Retype, exactly as they stand, the lines from the start of the data to the line that contains "return fig.add_axes([left /", both ends included. Leave the pictures out.
**** Data block
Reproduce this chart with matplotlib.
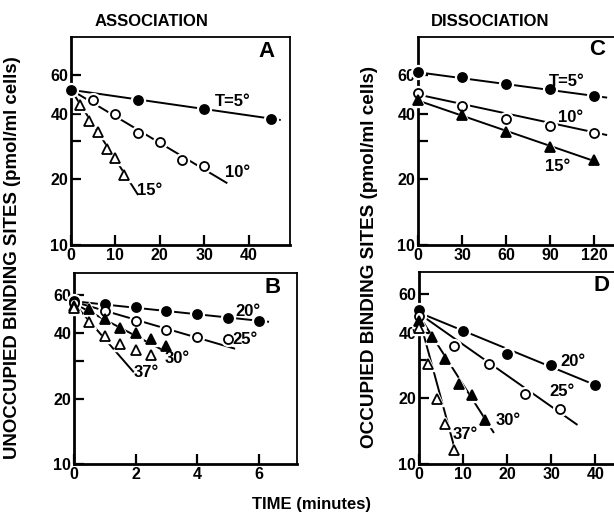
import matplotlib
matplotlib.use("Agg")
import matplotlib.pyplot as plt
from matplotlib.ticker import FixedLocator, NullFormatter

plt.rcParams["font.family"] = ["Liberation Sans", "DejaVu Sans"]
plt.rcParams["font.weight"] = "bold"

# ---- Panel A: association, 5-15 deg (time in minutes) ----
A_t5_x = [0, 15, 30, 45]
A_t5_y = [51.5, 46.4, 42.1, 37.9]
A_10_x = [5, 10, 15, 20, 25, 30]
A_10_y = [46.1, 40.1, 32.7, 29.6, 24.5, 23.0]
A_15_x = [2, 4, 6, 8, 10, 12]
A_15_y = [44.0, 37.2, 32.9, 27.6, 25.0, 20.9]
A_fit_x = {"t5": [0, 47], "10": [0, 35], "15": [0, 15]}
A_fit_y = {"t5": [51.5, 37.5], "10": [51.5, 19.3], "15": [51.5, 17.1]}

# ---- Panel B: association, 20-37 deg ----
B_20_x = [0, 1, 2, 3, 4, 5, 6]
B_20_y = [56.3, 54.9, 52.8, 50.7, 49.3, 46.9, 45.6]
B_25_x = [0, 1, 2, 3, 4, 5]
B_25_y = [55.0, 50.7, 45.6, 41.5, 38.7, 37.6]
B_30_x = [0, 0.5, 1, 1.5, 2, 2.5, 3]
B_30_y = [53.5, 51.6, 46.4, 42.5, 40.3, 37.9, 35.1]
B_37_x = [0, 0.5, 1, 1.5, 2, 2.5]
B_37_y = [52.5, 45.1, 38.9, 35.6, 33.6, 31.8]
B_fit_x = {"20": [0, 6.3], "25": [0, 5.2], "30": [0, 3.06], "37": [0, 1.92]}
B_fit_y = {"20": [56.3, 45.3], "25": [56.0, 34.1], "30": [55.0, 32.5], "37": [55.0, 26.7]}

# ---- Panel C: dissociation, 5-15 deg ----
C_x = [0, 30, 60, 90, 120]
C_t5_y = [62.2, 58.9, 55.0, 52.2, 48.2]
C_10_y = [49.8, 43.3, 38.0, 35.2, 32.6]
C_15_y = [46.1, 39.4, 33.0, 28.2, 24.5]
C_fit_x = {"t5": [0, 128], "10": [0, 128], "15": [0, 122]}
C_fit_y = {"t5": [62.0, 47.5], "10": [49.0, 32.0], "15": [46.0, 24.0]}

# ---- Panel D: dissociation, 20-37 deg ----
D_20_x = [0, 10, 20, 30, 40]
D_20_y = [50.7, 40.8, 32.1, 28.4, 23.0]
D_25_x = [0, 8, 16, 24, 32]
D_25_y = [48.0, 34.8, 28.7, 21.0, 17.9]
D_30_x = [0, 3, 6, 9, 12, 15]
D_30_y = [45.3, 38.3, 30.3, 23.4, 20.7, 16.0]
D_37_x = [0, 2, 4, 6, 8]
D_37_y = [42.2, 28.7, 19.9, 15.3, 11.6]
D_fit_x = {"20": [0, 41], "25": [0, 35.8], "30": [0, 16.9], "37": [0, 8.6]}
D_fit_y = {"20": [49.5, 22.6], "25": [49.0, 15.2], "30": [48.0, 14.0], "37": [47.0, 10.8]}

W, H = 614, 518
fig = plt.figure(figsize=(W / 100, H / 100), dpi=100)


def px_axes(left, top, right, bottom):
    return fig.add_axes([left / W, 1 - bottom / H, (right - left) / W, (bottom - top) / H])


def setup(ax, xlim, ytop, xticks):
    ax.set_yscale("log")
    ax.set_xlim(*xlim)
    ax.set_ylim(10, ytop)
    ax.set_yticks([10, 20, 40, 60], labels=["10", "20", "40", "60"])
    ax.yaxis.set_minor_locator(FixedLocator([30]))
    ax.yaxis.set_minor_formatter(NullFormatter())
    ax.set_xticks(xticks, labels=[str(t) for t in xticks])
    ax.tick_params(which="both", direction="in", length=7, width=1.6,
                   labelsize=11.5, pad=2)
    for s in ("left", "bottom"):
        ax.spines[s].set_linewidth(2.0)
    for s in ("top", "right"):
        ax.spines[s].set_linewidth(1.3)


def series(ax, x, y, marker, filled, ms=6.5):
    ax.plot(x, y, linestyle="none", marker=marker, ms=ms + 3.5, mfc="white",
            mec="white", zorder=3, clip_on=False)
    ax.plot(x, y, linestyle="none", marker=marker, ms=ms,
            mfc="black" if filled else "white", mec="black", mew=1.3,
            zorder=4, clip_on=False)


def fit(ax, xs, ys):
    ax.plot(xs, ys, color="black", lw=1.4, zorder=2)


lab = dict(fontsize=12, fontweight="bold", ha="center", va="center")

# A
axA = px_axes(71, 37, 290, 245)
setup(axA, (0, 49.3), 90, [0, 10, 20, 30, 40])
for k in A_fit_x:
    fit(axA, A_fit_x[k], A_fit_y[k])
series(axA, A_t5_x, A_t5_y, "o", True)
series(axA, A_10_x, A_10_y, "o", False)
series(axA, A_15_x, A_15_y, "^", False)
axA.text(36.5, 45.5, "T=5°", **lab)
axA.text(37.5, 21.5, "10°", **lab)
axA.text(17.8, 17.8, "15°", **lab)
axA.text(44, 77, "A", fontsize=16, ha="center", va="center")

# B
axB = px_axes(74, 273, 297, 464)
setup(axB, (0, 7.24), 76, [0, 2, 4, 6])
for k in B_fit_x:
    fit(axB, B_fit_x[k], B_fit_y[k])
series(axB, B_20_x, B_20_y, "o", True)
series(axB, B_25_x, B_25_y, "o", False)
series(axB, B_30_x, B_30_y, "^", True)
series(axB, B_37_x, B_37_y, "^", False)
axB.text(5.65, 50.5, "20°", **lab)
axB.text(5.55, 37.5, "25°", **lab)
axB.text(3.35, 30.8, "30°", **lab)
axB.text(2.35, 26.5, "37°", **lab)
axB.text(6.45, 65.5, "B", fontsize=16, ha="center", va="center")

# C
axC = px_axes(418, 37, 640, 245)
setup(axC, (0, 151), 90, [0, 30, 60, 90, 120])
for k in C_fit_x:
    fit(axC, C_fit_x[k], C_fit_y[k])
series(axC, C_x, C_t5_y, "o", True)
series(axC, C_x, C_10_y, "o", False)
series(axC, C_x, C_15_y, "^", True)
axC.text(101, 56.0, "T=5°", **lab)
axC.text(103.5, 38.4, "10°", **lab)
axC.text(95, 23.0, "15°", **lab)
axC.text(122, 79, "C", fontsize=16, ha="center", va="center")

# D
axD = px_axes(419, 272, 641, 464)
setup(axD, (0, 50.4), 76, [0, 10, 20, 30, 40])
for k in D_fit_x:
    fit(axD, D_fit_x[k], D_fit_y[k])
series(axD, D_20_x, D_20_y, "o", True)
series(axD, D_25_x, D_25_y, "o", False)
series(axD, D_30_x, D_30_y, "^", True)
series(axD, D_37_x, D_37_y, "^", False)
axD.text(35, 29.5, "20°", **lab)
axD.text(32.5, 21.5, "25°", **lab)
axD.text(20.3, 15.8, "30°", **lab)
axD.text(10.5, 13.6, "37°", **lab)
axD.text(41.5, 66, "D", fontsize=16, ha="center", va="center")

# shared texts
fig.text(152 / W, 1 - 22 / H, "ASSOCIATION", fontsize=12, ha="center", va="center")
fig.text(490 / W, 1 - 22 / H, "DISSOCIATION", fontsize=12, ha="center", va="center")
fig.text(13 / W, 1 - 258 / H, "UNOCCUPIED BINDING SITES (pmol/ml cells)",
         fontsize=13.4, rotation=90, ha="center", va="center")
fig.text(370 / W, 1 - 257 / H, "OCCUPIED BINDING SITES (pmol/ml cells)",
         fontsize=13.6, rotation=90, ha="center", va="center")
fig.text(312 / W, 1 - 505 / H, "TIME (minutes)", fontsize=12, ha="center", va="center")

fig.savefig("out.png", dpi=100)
********
• **Result of the exercise**:
Reproduce this chart with matplotlib.
import matplotlib
matplotlib.use("Agg")
import matplotlib.pyplot as plt
from matplotlib.ticker import FixedLocator, NullFormatter

plt.rcParams["font.family"] = ["Liberation Sans", "DejaVu Sans"]
plt.rcParams["font.weight"] = "bold"

# ---- Panel A: association, 5-15 deg (time in minutes) ----
A_t5_x = [0, 15, 30, 45]
A_t5_y = [51.5, 46.4, 42.1, 37.9]
A_10_x = [5, 10, 15, 20, 25, 30]
A_10_y = [46.1, 40.1, 32.7, 29.6, 24.5, 23.0]
A_15_x = [2, 4, 6, 8, 10, 12]
A_15_y = [44.0, 37.2, 32.9, 27.6, 25.0, 20.9]
A_fit_x = {"t5": [0, 47], "10": [0, 35], "15": [0, 15]}
A_fit_y = {"t5": [51.5, 37.5], "10": [51.5, 19.3], "15": [51.5, 17.1]}

# ---- Panel B: association, 20-37 deg ----
B_20_x = [0, 1, 2, 3, 4, 5, 6]
B_20_y = [56.3, 54.9, 52.8, 50.7, 49.3, 46.9, 45.6]
B_25_x = [0, 1, 2, 3, 4, 5]
B_25_y = [55.0, 50.7, 45.6, 41.5, 38.7, 37.6]
B_30_x = [0, 0.5, 1, 1.5, 2, 2.5, 3]
B_30_y = [53.5, 51.6, 46.4, 42.5, 40.3, 37.9, 35.1]
B_37_x = [0, 0.5, 1, 1.5, 2, 2.5]
B_37_y = [52.5, 45.1, 38.9, 35.6, 33.6, 31.8]
B_fit_x = {"20": [0, 6.3], "25": [0, 5.2], "30": [0, 3.06], "37": [0, 1.92]}
B_fit_y = {"20": [56.3, 45.3], "25": [56.0, 34.1], "30": [55.0, 32.5], "37": [55.0, 26.7]}

# ---- Panel C: dissociation, 5-15 deg ----
C_x = [0, 30, 60, 90, 120]
C_t5_y = [62.2, 58.9, 55.0, 52.2, 48.2]
C_10_y = [49.8, 43.3, 38.0, 35.2, 32.6]
C_15_y = [46.1, 39.4, 33.0, 28.2, 24.5]
C_fit_x = {"t5": [0, 128], "10": [0, 128], "15": [0, 122]}
C_fit_y = {"t5": [62.0, 47.5], "10": [49.0, 32.0], "15": [46.0, 24.0]}

# ---- Panel D: dissociation, 20-37 deg ----
D_20_x = [0, 10, 20, 30, 40]
D_20_y = [50.7, 40.8, 32.1, 28.4, 23.0]
D_25_x = [0, 8, 16, 24, 32]
D_25_y = [48.0, 34.8, 28.7, 21.0, 17.9]
D_30_x = [0, 3, 6, 9, 12, 15]
D_30_y = [45.3, 38.3, 30.3, 23.4, 20.7, 16.0]
D_37_x = [0, 2, 4, 6, 8]
D_37_y = [42.2, 28.7, 19.9, 15.3, 11.6]
D_fit_x = {"20": [0, 41], "25": [0, 35.8], "30": [0, 16.9], "37": [0, 8.6]}
D_fit_y = {"20": [49.5, 22.6], "25": [49.0, 15.2], "30": [48.0, 14.0], "37": [47.0, 10.8]}

W, H = 614, 518
fig = plt.figure(figsize=(W / 100, H / 100), dpi=100)


def px_axes(left, top, right, bottom):
    return fig.add_axes([left / W, 1 - bottom / H, (right - left) / W, (bottom - top) / H])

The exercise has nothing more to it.